Property Taxes in Italy

Trying to understand the Italian tax system can be rather daunting, so we have written this simple guide, to outline the basics.

Explaining the VALORE CATASTALE and RENDITA CATASTALE

Both of these are tax values that are given to property and land. They are very closely linked and are used to calculate the taxes, both when you buy a property and also when you pay the annual council tax. The ‘Rendita Catastale’ is a figure given to property, calculated using various factors, such as the size of the property, the materials used, the year it was built, etc. If you buy a property and then carry out a renovation project, the rendita catastale will change once the project has been completed. From this figure, it is possible to find out the ‘Valore Catastale’, which is used to calculate purchase taxes. Usually the valore catastale of a property is around 50% – 75% of the market value of the property, or even less.

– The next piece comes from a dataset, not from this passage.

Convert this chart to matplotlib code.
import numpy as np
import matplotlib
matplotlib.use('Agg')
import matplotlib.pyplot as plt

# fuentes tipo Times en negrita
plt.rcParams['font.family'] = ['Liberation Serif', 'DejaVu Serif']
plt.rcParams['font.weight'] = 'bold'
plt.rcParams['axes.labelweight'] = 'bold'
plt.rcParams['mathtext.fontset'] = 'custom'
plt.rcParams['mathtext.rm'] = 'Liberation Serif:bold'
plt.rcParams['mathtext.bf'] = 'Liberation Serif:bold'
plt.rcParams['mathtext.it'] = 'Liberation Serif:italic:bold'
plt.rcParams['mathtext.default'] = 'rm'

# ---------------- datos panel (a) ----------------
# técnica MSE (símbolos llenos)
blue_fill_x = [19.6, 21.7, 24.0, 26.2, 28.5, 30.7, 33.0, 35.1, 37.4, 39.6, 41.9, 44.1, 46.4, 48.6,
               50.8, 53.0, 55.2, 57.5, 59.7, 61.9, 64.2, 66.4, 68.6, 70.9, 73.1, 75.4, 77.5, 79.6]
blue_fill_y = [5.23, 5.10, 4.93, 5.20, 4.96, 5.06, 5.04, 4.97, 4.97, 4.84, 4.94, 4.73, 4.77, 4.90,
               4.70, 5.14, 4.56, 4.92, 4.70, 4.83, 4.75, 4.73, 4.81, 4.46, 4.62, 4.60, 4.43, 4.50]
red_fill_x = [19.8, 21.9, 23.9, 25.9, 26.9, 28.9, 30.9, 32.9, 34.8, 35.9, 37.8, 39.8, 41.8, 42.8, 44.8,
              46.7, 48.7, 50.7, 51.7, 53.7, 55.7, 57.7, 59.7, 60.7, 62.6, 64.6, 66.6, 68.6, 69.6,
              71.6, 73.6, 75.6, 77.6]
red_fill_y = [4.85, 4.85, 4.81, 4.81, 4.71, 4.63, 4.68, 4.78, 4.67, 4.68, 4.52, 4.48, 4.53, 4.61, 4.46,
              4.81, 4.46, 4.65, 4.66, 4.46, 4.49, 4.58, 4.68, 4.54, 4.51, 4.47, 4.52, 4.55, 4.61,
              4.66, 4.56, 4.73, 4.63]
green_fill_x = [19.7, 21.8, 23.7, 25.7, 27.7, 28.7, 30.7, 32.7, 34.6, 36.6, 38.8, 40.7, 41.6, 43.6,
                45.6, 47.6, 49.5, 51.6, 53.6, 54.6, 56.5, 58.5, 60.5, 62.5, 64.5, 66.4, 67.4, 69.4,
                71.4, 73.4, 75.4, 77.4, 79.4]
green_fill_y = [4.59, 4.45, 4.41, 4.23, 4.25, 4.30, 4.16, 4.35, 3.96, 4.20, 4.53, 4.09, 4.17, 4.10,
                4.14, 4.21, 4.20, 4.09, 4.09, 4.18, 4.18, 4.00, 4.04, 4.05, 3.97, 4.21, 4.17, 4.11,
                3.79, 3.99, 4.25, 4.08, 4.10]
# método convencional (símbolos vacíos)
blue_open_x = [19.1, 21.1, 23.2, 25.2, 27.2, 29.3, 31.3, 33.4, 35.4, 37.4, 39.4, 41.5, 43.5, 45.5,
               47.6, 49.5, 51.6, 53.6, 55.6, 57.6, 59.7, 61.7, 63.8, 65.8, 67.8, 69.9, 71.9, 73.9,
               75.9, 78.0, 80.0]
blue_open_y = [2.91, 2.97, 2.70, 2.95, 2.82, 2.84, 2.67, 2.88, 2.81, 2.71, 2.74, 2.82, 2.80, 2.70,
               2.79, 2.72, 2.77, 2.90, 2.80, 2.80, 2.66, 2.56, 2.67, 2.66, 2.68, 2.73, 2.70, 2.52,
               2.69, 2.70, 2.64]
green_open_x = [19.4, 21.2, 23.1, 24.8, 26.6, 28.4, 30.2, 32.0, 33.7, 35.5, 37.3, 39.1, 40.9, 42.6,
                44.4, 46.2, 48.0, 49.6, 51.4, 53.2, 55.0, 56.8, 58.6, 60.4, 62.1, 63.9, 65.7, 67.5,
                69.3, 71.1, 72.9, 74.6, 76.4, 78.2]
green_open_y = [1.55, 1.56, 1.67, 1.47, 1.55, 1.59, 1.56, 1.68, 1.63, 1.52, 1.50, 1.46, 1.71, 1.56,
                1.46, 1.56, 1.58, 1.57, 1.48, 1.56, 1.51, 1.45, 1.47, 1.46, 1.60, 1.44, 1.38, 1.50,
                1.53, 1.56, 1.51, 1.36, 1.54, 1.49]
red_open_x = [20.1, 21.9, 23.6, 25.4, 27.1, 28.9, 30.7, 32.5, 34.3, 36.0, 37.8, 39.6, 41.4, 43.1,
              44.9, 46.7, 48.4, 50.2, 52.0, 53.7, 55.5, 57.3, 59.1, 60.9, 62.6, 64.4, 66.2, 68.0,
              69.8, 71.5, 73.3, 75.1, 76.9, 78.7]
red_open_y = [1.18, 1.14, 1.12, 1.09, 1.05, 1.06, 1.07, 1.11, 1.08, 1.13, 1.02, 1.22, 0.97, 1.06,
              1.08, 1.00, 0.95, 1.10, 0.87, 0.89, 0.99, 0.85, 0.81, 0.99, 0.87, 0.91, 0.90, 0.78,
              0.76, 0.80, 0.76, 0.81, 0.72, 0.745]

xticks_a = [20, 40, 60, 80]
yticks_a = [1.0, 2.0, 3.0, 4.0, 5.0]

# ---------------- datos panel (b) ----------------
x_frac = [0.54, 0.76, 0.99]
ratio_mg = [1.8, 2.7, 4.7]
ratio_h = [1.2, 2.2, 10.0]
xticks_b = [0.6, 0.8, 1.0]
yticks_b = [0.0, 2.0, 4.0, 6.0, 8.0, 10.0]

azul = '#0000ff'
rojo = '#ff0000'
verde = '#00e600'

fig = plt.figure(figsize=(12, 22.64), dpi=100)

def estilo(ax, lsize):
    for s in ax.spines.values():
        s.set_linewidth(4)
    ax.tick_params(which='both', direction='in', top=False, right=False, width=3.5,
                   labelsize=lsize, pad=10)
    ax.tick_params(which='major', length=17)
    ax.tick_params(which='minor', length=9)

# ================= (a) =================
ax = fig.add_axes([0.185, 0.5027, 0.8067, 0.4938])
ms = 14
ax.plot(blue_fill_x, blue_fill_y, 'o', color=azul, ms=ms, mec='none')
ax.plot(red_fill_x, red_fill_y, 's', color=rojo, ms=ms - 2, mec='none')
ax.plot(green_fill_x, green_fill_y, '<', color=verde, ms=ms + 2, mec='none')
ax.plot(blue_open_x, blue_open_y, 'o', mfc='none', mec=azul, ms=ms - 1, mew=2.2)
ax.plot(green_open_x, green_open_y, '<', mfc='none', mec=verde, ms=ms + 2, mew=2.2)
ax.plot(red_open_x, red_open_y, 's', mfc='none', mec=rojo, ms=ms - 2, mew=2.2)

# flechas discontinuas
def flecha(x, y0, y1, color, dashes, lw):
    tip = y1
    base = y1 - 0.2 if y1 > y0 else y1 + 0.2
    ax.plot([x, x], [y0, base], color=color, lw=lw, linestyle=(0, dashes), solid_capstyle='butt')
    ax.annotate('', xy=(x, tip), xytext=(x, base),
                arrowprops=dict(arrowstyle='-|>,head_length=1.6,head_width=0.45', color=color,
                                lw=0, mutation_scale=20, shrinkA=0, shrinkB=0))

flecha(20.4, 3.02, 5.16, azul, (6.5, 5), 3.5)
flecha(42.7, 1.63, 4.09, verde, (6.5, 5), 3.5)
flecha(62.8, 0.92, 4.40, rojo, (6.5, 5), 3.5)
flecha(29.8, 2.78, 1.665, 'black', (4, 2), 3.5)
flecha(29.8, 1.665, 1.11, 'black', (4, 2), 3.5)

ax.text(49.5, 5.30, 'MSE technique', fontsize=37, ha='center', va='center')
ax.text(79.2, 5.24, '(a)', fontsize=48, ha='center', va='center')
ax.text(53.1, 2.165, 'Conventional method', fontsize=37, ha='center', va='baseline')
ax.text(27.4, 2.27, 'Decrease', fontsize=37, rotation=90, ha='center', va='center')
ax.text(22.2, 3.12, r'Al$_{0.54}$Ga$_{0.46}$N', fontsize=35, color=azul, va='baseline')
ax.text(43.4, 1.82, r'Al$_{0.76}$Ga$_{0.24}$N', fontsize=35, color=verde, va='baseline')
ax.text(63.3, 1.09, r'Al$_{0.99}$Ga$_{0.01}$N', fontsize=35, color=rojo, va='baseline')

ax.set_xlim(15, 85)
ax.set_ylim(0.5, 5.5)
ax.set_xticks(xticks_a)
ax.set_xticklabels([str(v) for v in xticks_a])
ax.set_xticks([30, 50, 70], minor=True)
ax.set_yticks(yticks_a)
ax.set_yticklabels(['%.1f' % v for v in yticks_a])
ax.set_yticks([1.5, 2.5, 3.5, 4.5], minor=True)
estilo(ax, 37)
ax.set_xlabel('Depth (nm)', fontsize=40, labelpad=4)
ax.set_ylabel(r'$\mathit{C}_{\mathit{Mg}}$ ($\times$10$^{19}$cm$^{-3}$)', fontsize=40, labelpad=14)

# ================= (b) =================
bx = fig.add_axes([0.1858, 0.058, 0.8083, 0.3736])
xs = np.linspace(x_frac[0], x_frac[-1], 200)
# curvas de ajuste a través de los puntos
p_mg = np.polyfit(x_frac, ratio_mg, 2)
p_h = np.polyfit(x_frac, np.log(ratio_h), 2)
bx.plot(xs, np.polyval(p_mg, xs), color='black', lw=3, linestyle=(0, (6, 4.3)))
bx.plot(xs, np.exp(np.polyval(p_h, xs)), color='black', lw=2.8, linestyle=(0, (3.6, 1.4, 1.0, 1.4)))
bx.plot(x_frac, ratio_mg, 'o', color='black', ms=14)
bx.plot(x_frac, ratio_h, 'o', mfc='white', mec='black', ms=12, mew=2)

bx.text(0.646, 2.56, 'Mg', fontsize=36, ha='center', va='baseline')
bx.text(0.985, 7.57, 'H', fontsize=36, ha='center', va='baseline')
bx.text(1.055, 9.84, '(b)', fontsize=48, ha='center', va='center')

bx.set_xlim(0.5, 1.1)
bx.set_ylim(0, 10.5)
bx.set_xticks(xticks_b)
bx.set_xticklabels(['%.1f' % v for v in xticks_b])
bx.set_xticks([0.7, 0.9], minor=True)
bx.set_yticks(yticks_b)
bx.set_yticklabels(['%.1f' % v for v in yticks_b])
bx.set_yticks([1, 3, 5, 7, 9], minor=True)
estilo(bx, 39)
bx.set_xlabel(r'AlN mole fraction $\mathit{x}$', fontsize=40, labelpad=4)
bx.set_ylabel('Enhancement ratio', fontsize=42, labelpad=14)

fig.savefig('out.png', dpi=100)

N.B. The rendita catastale is fixed for each property, but the equation to find the valore catastale changes slightly depending on whether the property will be bought as a primary residence or second home.

PURCHASE TAXES

BUYING A PROPERTY AS YOUR MAIN RESIDENCE
(when the seller is a private individual)

If you are buying a property in Italy with the intention of applying for residency within 18 months of purchase, you are entitled to a tax incentive, paying 2%, instead of the usual 9%, of the valore catastale (unless the property is classified as a luxury property and in this case the tax is 9%) This tax is called the ‘Imposta di Registro’, or registration tax. In addition, there are 2 small taxes of 50 euros each to pay – imposte ipotecarie and catastali – which are a mortgage tax and stamp duty.

BUYING A PROPERTY AS A SECOND HOME OR HOLIDAY HOME
(when the seller is a private individual)

If you are buying a property, but will not be making it your main residence within 18 months, you will pay the 9% tax rate on the valore catastale. In addition, you will pay the 2 small taxes of 50 euros, for stamp duty and mortgage tax.

NB. If you declare that you will become resident within 18 months of the purchase, but don’t do so, you will be liable to pay the difference in the 2% and 9% tax, plus a fine of 20% of this amount. The tax office has 5 years in which to ask for this money, from the date of the purchase.

BUYING A PROPERTY FROM A DEVELOPER OR CONSTRUCTOR
(when the property has been completed within 5 years of the purchase)

As your main residence – you pay 4% of the purchase price, plus 200 euros registration tax, 200 euros mortgage tax and 200 euros stamp duty.

As a second home – you pay 10% of the purchase price (unless the property is classified as a luxury property, in which case you pay 22% of the purchase price). Plus, you pay 200 euros registration tax, 200 euros mortgage tax and 200 euros stamp duty.

If you buy a property from a developer or constructor, but the property has been completed more than 5 years ago, the taxes are calculated in the same way as for a private individual.

AGRICULTURAL LAND

The tax for agricultural land is 12% of the declared value of the land. However, if the land surrounds the property, it is possible to pay the tax on the tax value of the land, in the same way as the house.

TAXES WHEN SELLING A PROPERTY IN ITALY

If you are selling a property in Italy, there are 2 taxes which you may be liable to pay, if you have owned the property for less than 5 years.

If you are selling within 5 years of having purchased a property where you have had residency, you should re-purchase another property in Italy within 1 year of the sale, otherwise you will lose the tax benefits of the original purchase.

If you are selling within 5 years of having purchased a property, and you sell for a higher price than the purchase price, you may have to pay capital gains tax (but, any costs for renovation and improvements to the property can be used to offset the tax, as long as there are invoices for the work). If the property was a second home, then you pay capital gains tax. If you had residency at the house for more than 50% of the time that you owned it, then you don’t have to pay capital gains tax.